In its 2021 designation, OFAC determined that PCC has engaged in, or attempted to engage in, activities or transactions that have materially contributed to the international proliferation of illicit drugs or their means of production. PCC’s designation as an SDN remains in place.

As a result of being designated as SDGTs pursuant to EO 13224, all property and interests in property of CV and PCC that are in the U.S. are blocked and must be reported to OFAC. All transactions or dealings by U.S. persons, or otherwise having a U.S. nexus, with, involving, or for the benefit of, CV and PCC and/or their respective property or interests in property are prohibited absent authorization from OFAC. These prohibitions mirror those that have been imposed against PCC since 2021, as a result of its prior designation as an SDN.

Further, as a result of CV and PCC’s new designation as SDGTs, and forthcoming designations as FTOs, conducting any business, directly or indirectly, with CV and PCC now carries significant risk for non-U.S. companies and financial institutions. OFAC has advised that non-U.S. persons that engage in prohibited transactions or dealings subject to U.S. jurisdiction with SDGTs may be subject to civil or criminal penalties, and risk being targeted with blocking sanctions by OFAC.

Importantly, these designations implicate two additional, heightened risks for entities, and in particular, financial institutions, engaged in direct or indirect dealings with CV and PCC.

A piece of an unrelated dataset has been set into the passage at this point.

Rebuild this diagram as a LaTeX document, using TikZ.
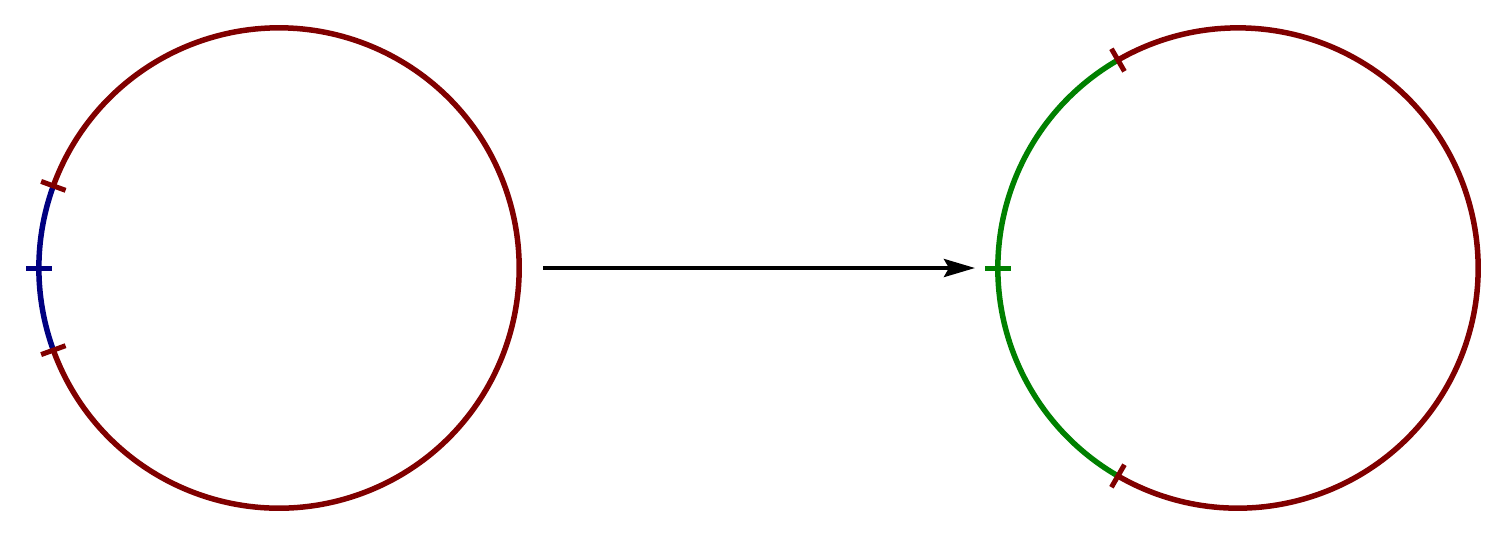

First, OFAC has advised that foreign financial institutions may be subject to Correspondent and Payable Through Account (CAPTA) Sanctions if they are found to have knowingly facilitated significant transactions for, or on behalf of, CV or PCC, or any other SDGTs. Foreign financial institutions that OFAC determines have engaged in prohibited activities involving SDGTs, among other sanctioned entities, are targeted by CAPTA sanctions and identified on the List of Foreign Financial Institutions Subject to Correspondent Account or Payable-Through Account Sanctions.

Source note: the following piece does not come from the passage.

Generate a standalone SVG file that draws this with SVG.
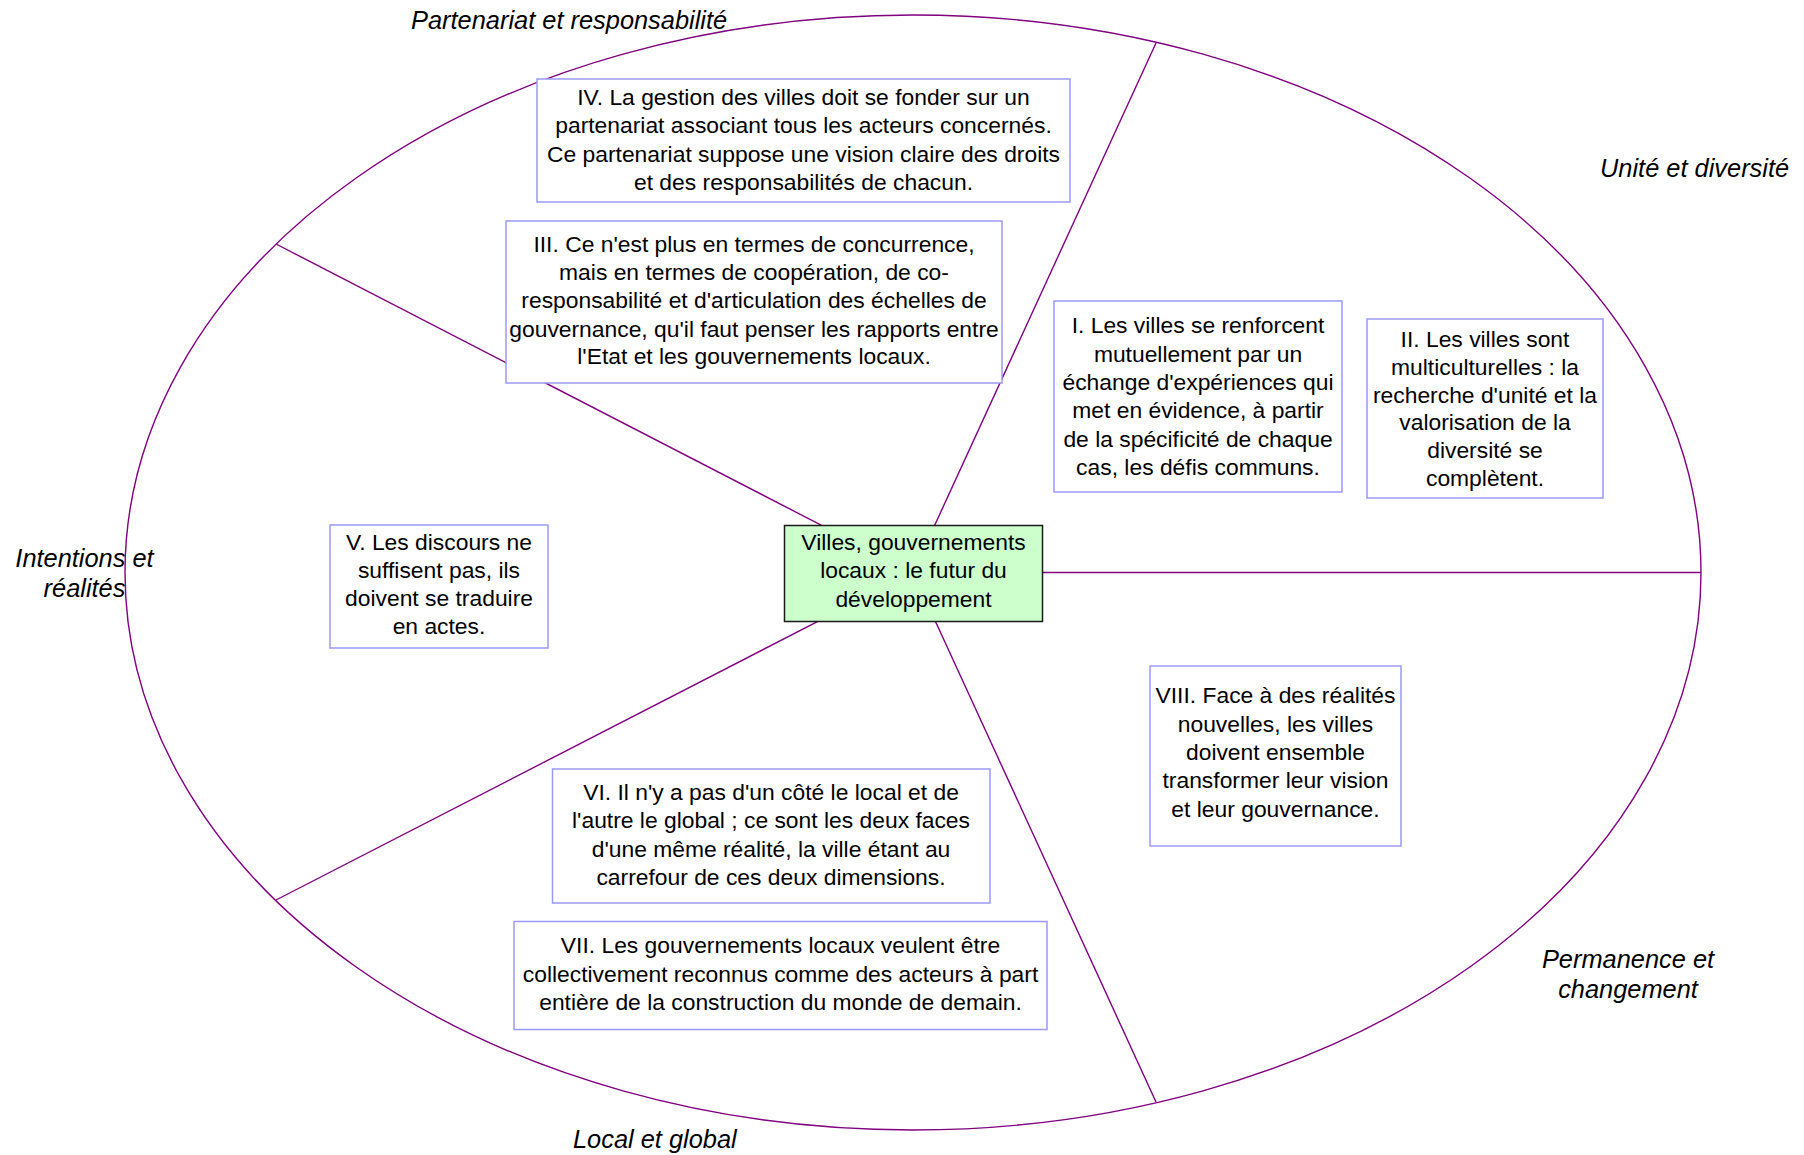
<svg xmlns="http://www.w3.org/2000/svg" width="1804" height="1155" viewBox="0 0 1804 1155">
<style>
.conn{stroke:#800080;stroke-width:1.4;fill:none}
.box{fill:#ffffff;stroke:#9999ff;stroke-width:1.5}
.core{fill:#ccffcc;stroke:#1a1a1a;stroke-width:1.5}
.t{font-family:"Liberation Sans",Arial,sans-serif;font-size:22.85px;fill:#000;text-anchor:middle}
.lab{font-family:"Liberation Sans",Arial,sans-serif;font-size:25.4px;font-style:italic;fill:#000}
</style>
<rect width="1804" height="1155" fill="#ffffff"/>
<g id="connectors">
<ellipse class="conn" cx="913" cy="572.5" rx="788" ry="557.5"/>
<line class="conn" x1="913" y1="572.5" x2="1156" y2="43"/>
<line class="conn" x1="913" y1="572.5" x2="276" y2="244"/>
<line class="conn" x1="913" y1="572.5" x2="276" y2="900"/>
<line class="conn" x1="913" y1="572.5" x2="1156" y2="1102"/>
<line class="conn" x1="913" y1="572.5" x2="1701" y2="572.5"/>
</g>
<g id="labels">
<text class="lab" x="411" y="29">Partenariat et responsabilité</text>
<text class="lab" x="1600" y="177">Unité et diversité</text>
<text class="lab" x="84.5" y="567" text-anchor="middle">Intentions et</text>
<text class="lab" x="84.5" y="597" text-anchor="middle">réalités</text>
<text class="lab" x="1628" y="968" text-anchor="middle">Permanence et</text>
<text class="lab" x="1628" y="998" text-anchor="middle">changement</text>
<text class="lab" x="573" y="1148">Local et global</text>
</g>
<g id="node-IV">
<rect class="box" x="537" y="79" width="533" height="123"/>
<text class="t" x="803.5" y="105">IV. La gestion des villes doit se fonder sur un</text>
<text class="t" x="803.5" y="133.3">partenariat associant tous les acteurs concernés.</text>
<text class="t" x="803.5" y="161.6">Ce partenariat suppose une vision claire des droits</text>
<text class="t" x="803.5" y="190">et des responsabilités de chacun.</text>
</g>
<g id="node-III">
<rect class="box" x="506" y="221" width="496" height="162"/>
<text class="t" x="754" y="251.7">III. Ce n'est plus en termes de concurrence,</text>
<text class="t" x="754" y="280">mais en termes de coopération, de co-</text>
<text class="t" x="754" y="308.3">responsabilité et d'articulation des échelles de</text>
<text class="t" x="754" y="336.6">gouvernance, qu'il faut penser les rapports entre</text>
<text class="t" x="754" y="364">l'Etat et les gouvernements locaux.</text>
</g>
<g id="node-I">
<rect class="box" x="1054" y="301" width="288" height="191"/>
<text class="t" x="1198" y="333.3">I. Les villes se renforcent</text>
<text class="t" x="1198" y="361.6">mutuellement par un</text>
<text class="t" x="1198" y="390">échange d'expériences qui</text>
<text class="t" x="1198" y="418.3">met en évidence, à partir</text>
<text class="t" x="1198" y="446.6">de la spécificité de chaque</text>
<text class="t" x="1198" y="475">cas, les défis communs.</text>
</g>
<g id="node-II">
<rect class="box" x="1367" y="319" width="236" height="179"/>
<text class="t" x="1485" y="346.7">II. Les villes sont</text>
<text class="t" x="1485" y="374.6">multiculturelles : la</text>
<text class="t" x="1485" y="402.5">recherche d'unité et la</text>
<text class="t" x="1485" y="430.4">valorisation de la</text>
<text class="t" x="1485" y="458.3">diversité se</text>
<text class="t" x="1485" y="486.2">complètent.</text>
</g>
<g id="node-V">
<rect class="box" x="330" y="525" width="218" height="123"/>
<text class="t" x="439" y="550">V. Les discours ne</text>
<text class="t" x="439" y="578">suffisent pas, ils</text>
<text class="t" x="439" y="606">doivent se traduire</text>
<text class="t" x="439" y="634">en actes.</text>
</g>
<g id="node-center">
<rect class="core" x="784.5" y="525.5" width="258" height="96"/>
<text class="t" x="913.5" y="549.5">Villes, gouvernements</text>
<text class="t" x="913.5" y="578">locaux : le futur du</text>
<text class="t" x="913.5" y="606.5">développement</text>
</g>
<g id="node-VI">
<rect class="box" x="552.5" y="769" width="437.5" height="134"/>
<text class="t" x="771" y="800">VI. Il n'y a pas d'un côté le local et de</text>
<text class="t" x="771" y="828.3">l'autre le global ; ce sont les deux faces</text>
<text class="t" x="771" y="856.6">d'une même réalité, la ville étant au</text>
<text class="t" x="771" y="884.5">carrefour de ces deux dimensions.</text>
</g>
<g id="node-VII">
<rect class="box" x="514" y="921.5" width="533" height="108"/>
<text class="t" x="780.5" y="953">VII. Les gouvernements locaux veulent être</text>
<text class="t" x="780.5" y="981.5">collectivement reconnus comme des acteurs à part</text>
<text class="t" x="780.5" y="1010">entière de la construction du monde de demain.</text>
</g>
<g id="node-VIII">
<rect class="box" x="1150" y="666" width="251" height="180"/>
<text class="t" x="1275.5" y="703.3">VIII. Face à des réalités</text>
<text class="t" x="1275.5" y="731.6">nouvelles, les villes</text>
<text class="t" x="1275.5" y="760">doivent ensemble</text>
<text class="t" x="1275.5" y="788.3">transformer leur vision</text>
<text class="t" x="1275.5" y="816.6">et leur gouvernance.</text>
</g>
</svg>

These sanctions prohibit U.S. financial institutions from:

(i) opening or maintaining correspondent accounts or payable-through accounts for or on behalf of these foreign financial institutions, and

(ii) processing transactions involving any such foreign financial institutions.

CV and PCC’s designation as SDGTs creates significant risk for any Brazilian or other non-U.S. banks that are, or have, engaged in transactions with CV or PCC of being targeted by CAPTA sanctions, severely undermining their ability to engage with U.S. correspondent banks.

Second, once CV and PCC’s designation as FTOs becomes effective, the federal criminal prohibition on knowingly providing, or attempting or conspiring to provide, “material support or resources” to foreign terrorist organizations under the Antiterrorism and Effective Death Penalty Act of 1996 (18 U.S.C. 2339B) will come into play. This prohibition is broad, and encompasses the provision of things like services, personnel, logistics, resources, lodging, training, expert advice, transportation, as well as financial contributions and other items. The statute carries severe criminal penalties under U.S. federal law.

In addition, the U.S. Anti-Terrorism Act (18 U.S.C. Section 2333) provides for a private right of action for U.S. nationals injured by an act of terrorism, including a theory of liability for entities providing material support to FTOs, and can therefore open up any individual or entity accused under the “material support” statute to the risk of civil lawsuits and reputational harm. Also, even without a formal CAPTA designation, the reputational overhang of an investigation or enforcement action could impair the institution’s ability to access U.S. capital markets on favorable terms.

Key takeaways

These new designations reflect a continuing effort by the Trump Administration to curtail TCOs and the illicit drug trade. It is critical to carefully evaluate any connections with these entities and assess related primary and secondary U.S. sanctions risks. Non-U.S. financial institutions should undertake careful monitoring for any transactions or dealings involving, directly or indirectly, these entities to avoid liability under CAPTA sanctions.

All financial institutions should ensure that these designations are incorporated into their screening protocols and continue to focus on conducting thorough counterparty due diligence. Affected parties should also keep in mind that any issuer required to file an annual or quarterly report pursuant to the Securities Exchange Act of 1934 are required to disclose information related to any transaction or dealing knowingly conducted with SDGTs designated under EO 13224.